JAKARTA– Serangan Israel ke Gaza, Palestina, menarik simpati banyak pihak di dunia. Sebagian besar mengecam langkah Israel yang tanpa pandang bulu menyerbu Gaza dengan dalih memusnahkan milisi Hamas namun menewaskan banyak warga sipil dan menimbulkan kerusakan total di wilayah itu.
Data dari Proyek Data Lokasi & Peristiwa Konflik Bersenjata (ACLED) yang meliput demonstrasi antara 7 dan 27 Oktober, mencatat ada 3.761 aksi demo pasca serangan ini di seluruh dunia. Sekitar 95% aksi berjalan damai, namun sekitar 5% berubah menjadi kekerasan atau dibubarkan oleh polisi atau badan keamanan lainnya.
“Mayoritas demonstrasi, sekitar 86%, bersifat pro-Palestina, sementara sebagian kecil lainnya bersifat netral, menyerukan perdamaian dan gencatan senjata tanpa mengambil sikap pro-Israel atau pro-Palestina secara eksplisit,” ujar lembaga itu dikutip Reuters, Selasa (14/11/2023).
Jumlah demonstrasi terbesar yang tercatat secara global terjadi setelah ledakan kontroversial di Rumah Sakit Al-Ahli al-Arabi di Kota Gaza pada 17 Oktober. Hamas menuding ini merupakan aksi Israel, sementara Tel Aviv menyalahkan insiden ini pada kelompok Jihad Islam.
Meskipun protes di kota-kota seperti London, Berlin dan Washington mendapat perhatian media terbesar di negara-negara Barat, sebagian besar demonstrasi yang dicatat oleh ACLED terjadi di Timur Tengah dan Afrika Utara. Wilayah ini mayoritas penduduknya beragama Islam dan bersikap pro-Palestina.
Bila dipandang dari segi regional, kota-kota besar di Eropa seringkali diguncang oleh protes termasuk protes balasan antara demonstran pro-Palestina dan pro-Israel. Beberapa di antaranya berubah menjadi kekerasan.

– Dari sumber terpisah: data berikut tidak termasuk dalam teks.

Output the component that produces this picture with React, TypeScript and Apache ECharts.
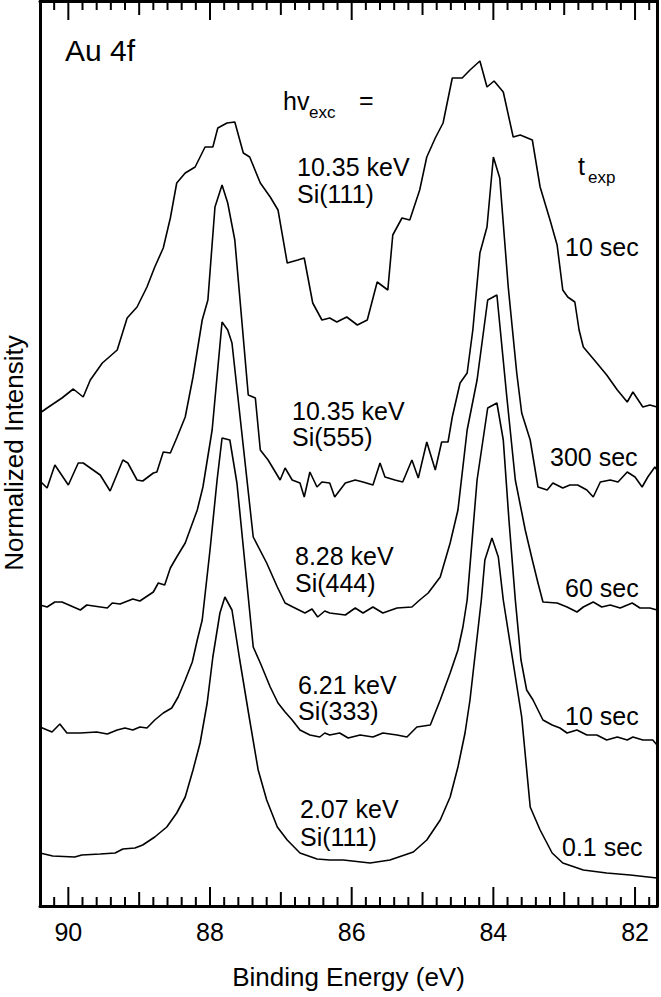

Di Berlin, ACLED melaporkan ratusan demonstran ditangkap dalam beberapa protes selama bulan Oktober. Ini ketika pengunjuk rasa pro-Palestina bentrok dengan polisi.
Di pusat kota Paris, ribuan orang melakukan unjuk rasa pada tanggal 4 November untuk menyerukan gencatan senjata dengan plakat bertuliskan “Hentikan siklus kekerasan” dan “Tidak melakukan apa pun adalah sebuah pembiaran”. Pihak berwenang Prancis sebelumnya telah melarang beberapa pertemuan pro-Palestina karena kekhawatiran akan gangguan publik.
Lebih dari 300.000 demonstran pro-Palestina berpawai melalui pusat kota London Sabtu lalu. Polisi menangkap lebih dari 120 orang ketika mereka berusaha menghentikan pengunjuk rasa sayap kanan untuk menyergap demonstrasi utama.
Di Amerika Serikat (AS), pawai pro-Palestina di Washington menjadi yang terbesar dalam beberapa tahun terakhir. Di universitas-universitas, kelompok mahasiswa yang berduel saling berhadapan dalam ketegangan, dan ada laporan pelecehan dan penyerangan terhadap mahasiswa pro-Israel dan pro-Palestina.
“AS adalah tempat terjadinya demonstrasi tandingan dalam jumlah tertinggi yang melibatkan pengunjuk rasa pro-Israel dan pro-Palestina,” tambah lembaga itu.